We caught up with Monica on what inspires her and more!

What does sustainable fashion mean to you?

Survival. In a physical and metaphorical sense.

What’s the biggest challenge you face in your work?

At this stage, the immediate challenge is to get the big fashion companies like Maison Dior, LVMH Group, Hermès, Valentino to join the initiative. Another challenge is to find funding for this stage of the project, which is the most sensitive, and creating the critical mass. However, it’s been fascinating to see how people around the world want to support the movement and get involved. It’s like an international legal start-up!

Can you share an inspiring story from your work with us?

Almost every day something inspiring happens. My conversation with Asha Scaria, founder of SWARA and member of SUSS was one such powerful interaction. The incentive to launch the website and turn the theories I had been working on into a worldwide movement came out during one of our first video conversations. Since the launch, we’ve found support in the Indian community of craftspeople, art lovers, and various professionals. India feels like a second home although I’ve never met any of these people. This also makes me believe that India will be the first country where we will implement a national cultural intellectual property policy. Another story that is important to me is an impactful moment in my relationship with an artisan from Chefchaouen, Morocco -- the moment he called me “sister” and invited me to his house to meet his wife and family.

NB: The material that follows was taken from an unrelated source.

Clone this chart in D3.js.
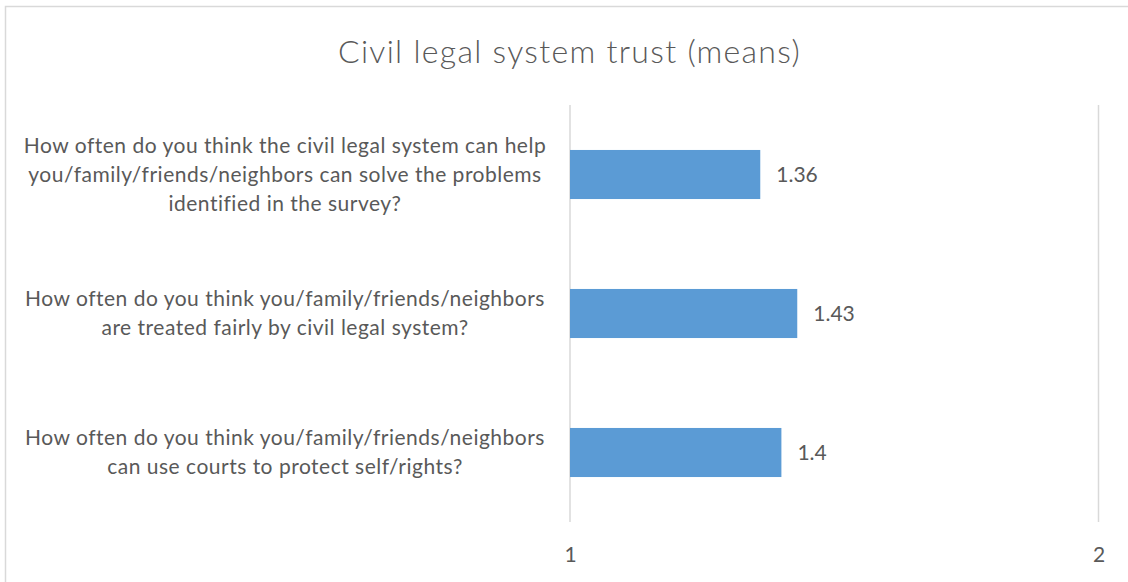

That moment I felt he respected my work, and trusted me. These two instances bring out the beauty of this work – it’s cultural mediation which involves building trust and bridges for communication and collaboration.

What’s some advice you’d like to give to our readers who want to lead a more sustainable lifestyle?

There are many facets of sustainability we can choose to integrate in our lives. To understand that all our actions and choices today directly influence our tomorrow is the fundamental aspect of a sustainable lifestyle. For me the trigger was cultural sustainability, I saw how that is directly linked to sustainability in fashion. Find your “passion” in sustainability and act on it. Every contribution creates impact. It can be a gesture as small as not ordering more than you can eat, or something that requires more effort like not buying clothes and garments imprinted or embroidered with traditional designs from companies that do not integrate the rightful design holders in the production process.


The Elevator Pitch

  • Seeing a gap between the local communities and big fashion conglomerates who use their designs, Monica Boța Moisin created a new field of law - cultural intellectual property law.

  • As a legal expert, focusing on cultural sustainability in the fashion industry, Monica mediates between these two groups, to ensure artisans share in the business profits, in a monetary or non-monetary way.